Analysis of Transients in Electrical Circuits Containing Initially Magnetized Ferromagnetics for Impulse Excitation

Many electrical devices have magnetic cores made of ferromagnetic materials with pronounced nonlinearity. Finding the proper values of equivalent circuit parameters for transient analysis, however, may be difficult or even virtually impossible, due to the nonlinear nature of the current skin effect in ferromagnetic cores. Beland and Gamach1, Davidson2, and MacBain3 have studied experimentally and modelled numerically the transient processes in electrical machines or their parts, taking into account the nonlinearity of the magnetic media, but these investigations have been made with assumptions limiting the shape of the electric currents flowing in the circuit.

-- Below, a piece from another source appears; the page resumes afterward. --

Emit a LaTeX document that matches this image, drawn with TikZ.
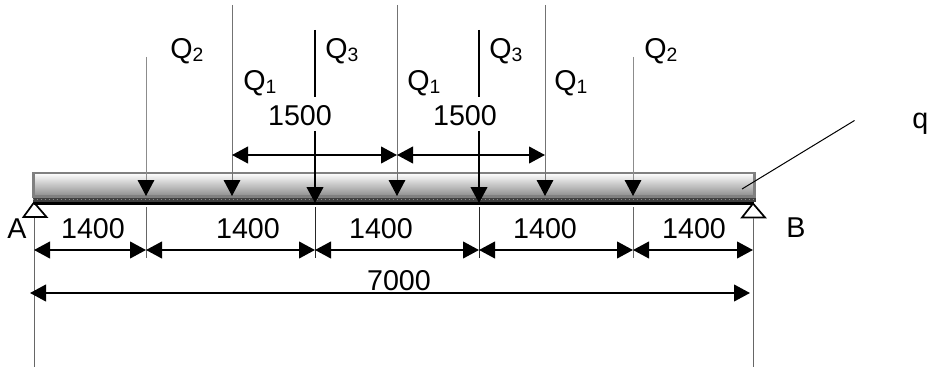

Fridman4 has proved the range of using an equivalent circuit of transformer type for fixed frequency of current flowing through the exciting winding and core thickness. Wiak5,6 and Zakrzewski5 have proved that it is possible to calculate transients in electrical circuits containing ferromagnetics, in many cases, without using an equivalent circuit idea. Instead, the contribution of the eddy-current field to the total impedance of the system is calculated throughout simultaneous solution of a nonlinear field equation in a ferromagnetic core, and the shape of the circuit is being corrected after each step of numerical iteration. In this paper, the author has successfully applied the “circuit-field method”5 to the circuits containing ferromagnetics with DC initial magnetization of a core.